What are the benefits of creating a design system?
Shared Vocabulary Between Designers & Developers
Misunderstandings can occur if everyone is not sharing the same language. This can cause confusion and take time to get everyone on the same page. By having a shared design system or language established, all designers, developers, and team members involved on a project can ensure they are using the same language. This is not the only reason, but one of the strongest reasons why Spotify and Airbnb decided to create their own design systems.
“Visual language is like any other language. Misunderstandings arise if the language is not shared and understood by everyone using it. As a product or team grows, the challenges within these modalities compound.” — Karri Saarinen, Principal Designer at Airbnb
Helps Onboard New Designers and Developers
The documentation of a design system helps onboard new designers and developers to a project by allowing them to become fluent in the design principles, patterns, and terminology more efficiently than if they were to learn them from their team members, design files, and/or using the product.
Having a shared language amongst all team members involved can help save time in making sure everyone is aligned, there is no miscommunication, and not having the same questions asked over and over again. There is always one source of truth to reference.
Consistent Design Across Multiple Platforms
The creation of a design system requires to define the rules of how the design will be used across platforms, thus creating a consistent design no matter what platform the user may be using the product on.

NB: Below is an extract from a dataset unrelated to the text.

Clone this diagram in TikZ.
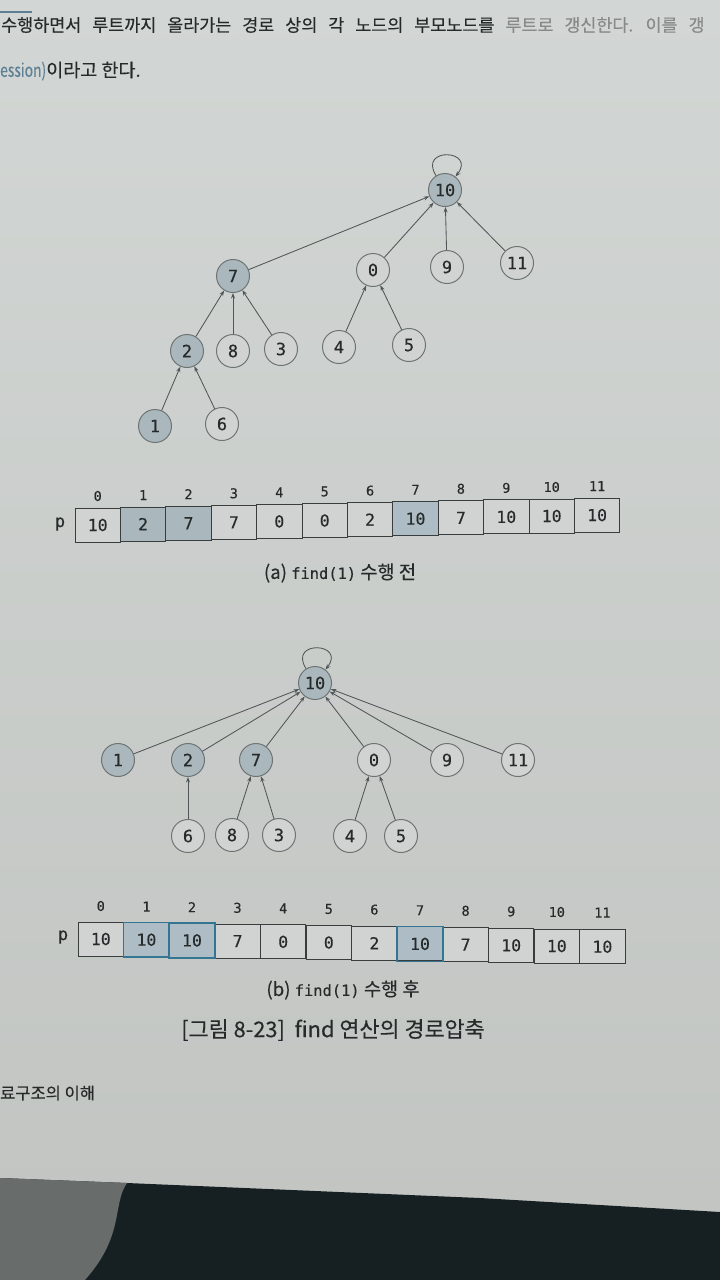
\documentclass[tikz,border=0pt]{standalone}
\usepackage{fontspec}
\setmainfont{Noto Sans CJK KR}[FakeBold=0.25]
\setmonofont{DejaVu Sans Mono}[FakeBold=0.35]
\usepackage{xcolor}
\usepackage{graphicx}
\usepackage{tikz}
\usetikzlibrary{arrows.meta}
\definecolor{paperTop}{RGB}{210,214,212}
\definecolor{paperBot}{RGB}{193,196,193}
\definecolor{plain}{RGB}{208,211,209}
\definecolor{shade}{RGB}{170,183,188}
\definecolor{shadeB}{RGB}{174,189,197}
\definecolor{rim}{RGB}{110,116,116}
\definecolor{wire}{RGB}{80,86,88}
\definecolor{edge}{RGB}{58,61,61}
\definecolor{ink}{RGB}{38,42,42}
\definecolor{blueline}{RGB}{52,118,145}
\definecolor{blueword}{RGB}{95,128,148}
\definecolor{desk}{RGB}{22,32,35}
\definecolor{patch}{RGB}{104,109,107}
\newcommand{\codefn}[1]{{\fontsize{15.4}{15.4}\selectfont\ttfamily #1}}

\begin{document}
\begin{tikzpicture}[x=1pt,y=-1pt,
  vtx/.style={circle,draw=rim,fill=plain,line width=1pt,minimum size=33pt,inner sep=0pt,text=ink,font=\fontsize{17}{17}\selectfont\ttfamily},
  pvtx/.style={vtx,fill=shade},
  arr/.style={-{Stealth[length=5.5pt,width=4pt]},draw=wire,line width=0.85pt},
  cell/.style={rectangle,draw=edge,fill=plain,line width=0.9pt,minimum width=45.4pt,minimum height=34pt,inner sep=0pt,text=ink,font=\fontsize{16.5}{16.5}\selectfont\ttfamily},
  scell/.style={cell,fill=shade},
  bcell/.style={cell,fill=shadeB},
  hl/.style={draw=blueline,line width=1.4pt},
  idx/.style={text=ink,font=\fontsize{13.5}{13.5}\selectfont\ttfamily},
  captxt/.style={text=ink,font=\fontsize{18.7}{18.7}\selectfont}]
\useasboundingbox (0,0) rectangle (720,1280);
\clip (0,0) rectangle (720,1280);
\shade[top color=paperTop,bottom color=paperBot] (0,0) rectangle (720,1280);

\draw[line width=2pt,blueword] (0,12) -- (32,12);
\node[anchor=west,inner sep=0pt,text=ink,font=\fontsize{17.4}{17.4}\selectfont] (Line1) at (1,25) {\spaceskip=11pt 수행하면서 루트까지 올라가는 경로 상의 각 노드의 부모노드를 \textcolor{ink!55}{루트로 갱신한다. 이를 갱}};
\node[anchor=west,inner sep=0pt,text=ink,font=\fontsize{18.5}{18.5}\selectfont] (Line2) at (0,71) {\textcolor{blueword}{\scalebox{0.75}[1]{ession)}}이라고 한다.};

\foreach \n/\x/\y/\s in {10/445/190/pvtx,7/233/276/pvtx,0/373/270/vtx,9/447/267/vtx,11/517/263/vtx,2/187/351/pvtx,8/233/351/vtx,3/281/349/vtx,4/339/347/vtx,5/409/345/vtx,1/155/426/pvtx,6/222/424/vtx}
  \node[\s] (a\n) at (\x,\y) {\n};
\draw[arr] (a10) to[out=122,in=52,looseness=4.5] (a10);
\foreach \c/\p in {a7/a10,a0/a10,a9/a10,a11/a10,a2/a7,a8/a7,a3/a7,a4/a0,a5/a0,a1/a2,a6/a2}
  \draw[arr] (\c) -- (\p);

\node[text=ink,font=\fontsize{17}{17}\selectfont\ttfamily] (Pa) at (60,524) {p};
\foreach \i/\v/\s in {0/10/cell,1/2/scell,2/7/scell,3/7/cell,4/0/cell,5/0/cell,6/2/cell,7/10/bcell,8/7/cell,9/10/cell,10/10/cell,11/10/cell}{
  \node[\s] (pa\i) at ({97.7+45.4*\i},{525-0.9*\i}) {\v};
  \node[idx] (ia\i) at ({97.7+45.4*\i},{496-0.9*\i}) {\i};
}
\node[captxt] (CapA) at (340,573) {(a) \codefn{find(1)} 수행 전};

\foreach \n/\x/\y/\s in {10/315/683/pvtx,1/118/760/pvtx,2/188/760/pvtx,7/256/760/pvtx,0/374/760/vtx,9/447/760/vtx,11/518/760/vtx,6/188/836/vtx,8/232/835/vtx,3/279/835/vtx,4/350/836/vtx,5/401/836/vtx}
  \node[\s] (b\n) at (\x,\y) {\n};
\draw[arr] (b10) to[out=122,in=52,looseness=4.5] (b10);
\foreach \c/\p in {b1/b10,b2/b10,b7/b10,b0/b10,b9/b10,b11/b10,b6/b2,b8/b7,b3/b7,b4/b0,b5/b0}
  \draw[arr] (\c) -- (\p);

\node[text=ink,font=\fontsize{17}{17}\selectfont\ttfamily] (Pb) at (63,937) {p};
\foreach \i/\v/\s in {0/10/cell,1/10/bcell,2/10/bcell,3/7/cell,4/0/cell,5/0/cell,6/2/cell,7/10/bcell,8/7/cell,9/10/cell,10/10/cell,11/10/cell}{
  \node[\s] (pb\i) at ({100.8+45.6*\i},{939+0.7*\i}) {\v};
  \node[idx] (ib\i) at ({100.8+45.6*\i},{906+0.6*\i}) {\i};
}
\foreach \i in {1,2,7}
  \draw[hl] (pb\i.north west) rectangle (pb\i.south east);
\node[captxt] (CapB) at (343,990) {(b) \codefn{find(1)} 수행 후};
\node[text=ink,font=\fontsize{21.8}{21.8}\selectfont] (Fig) at (333,1030) {[그림 8-23]\ \ find 연산의 경로압축};

\node[anchor=west,inner sep=0pt,text=ink,font=\fontsize{16.5}{16.5}\selectfont] (Foot) at (0,1093) {료구조의 이해};

\fill[desk] (0,1178) -- (127,1183) -- (480,1198) -- (720,1212) -- (720,1280) -- (0,1280) -- cycle;
\fill[patch] (0,1178) -- (127,1183) .. controls (112,1205) and (125,1235) .. (85,1280) -- (0,1280) -- cycle;
\end{tikzpicture}
\end{document}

For example, this can be seen easily across various Google products such Gmail, Google, or Youtube. They all use Google’s Material design and have a consistent and familiar feel. Whenever using these products I can tell from the design I am using a Google Product.
Apple also provides this distinction as well. My Macbook and iPhone that I use daily both follow the same design patterns, especially throughout all the apps. Even the Apple watch, despite how small it is, follows the same design patterns and interactions as all Apple products.
Enhances User Experience
By having a consistent design system across platforms, this enhances the user experience by creating harmony. A consistent use of colors, patterns, and interactions across different platforms creates a sense of familiarity and security to your users. A great example of this is Starbucks. No matter where you are in the world, Starbucks always feels familiar to the Starbucks you see at home.

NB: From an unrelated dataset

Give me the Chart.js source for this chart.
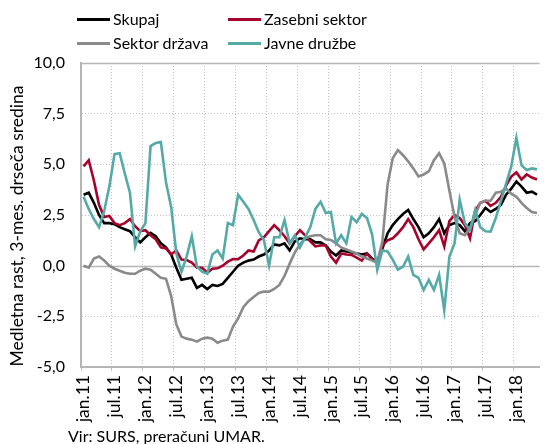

Is it always beneficial to create a design system?
Large established companies that provide their app on multiple platforms tend to benefit the most from creating a well-documented design system due to their size and complexity. A design system provides a single source of truth given the number of employees, teams, and products the company may need to regulate.
On the other hand, if you’re a company with a single product that is very straight forward, it might not make sense to create a design system because there is less to regulate in terms of designs and less to communicate to your small team.
Creating a design system takes time and once it is “complete” it requires maintenance and will need to be iterated upon. This can be overbearing, especially when working on short-term projects. What can be utilized instead is either current successful designs systems for short term projects or front-end frameworks that have a minimal visual design that can be touched up to create a unique look and feel.
Overall, a design system can be a great addition to a company and its product(s). It provides consistency amongst designers & developers, consistency across platforms, and provides the user a sense of familiarity and security while using a product. For smaller teams and projects the time for creation and maintenance of a design system may be better spent working on the product. Lastly, even though it’s great that design systems create a set of rules and consistency, never be afraid to design solutions outside of the documented patterns as that allows for innovation.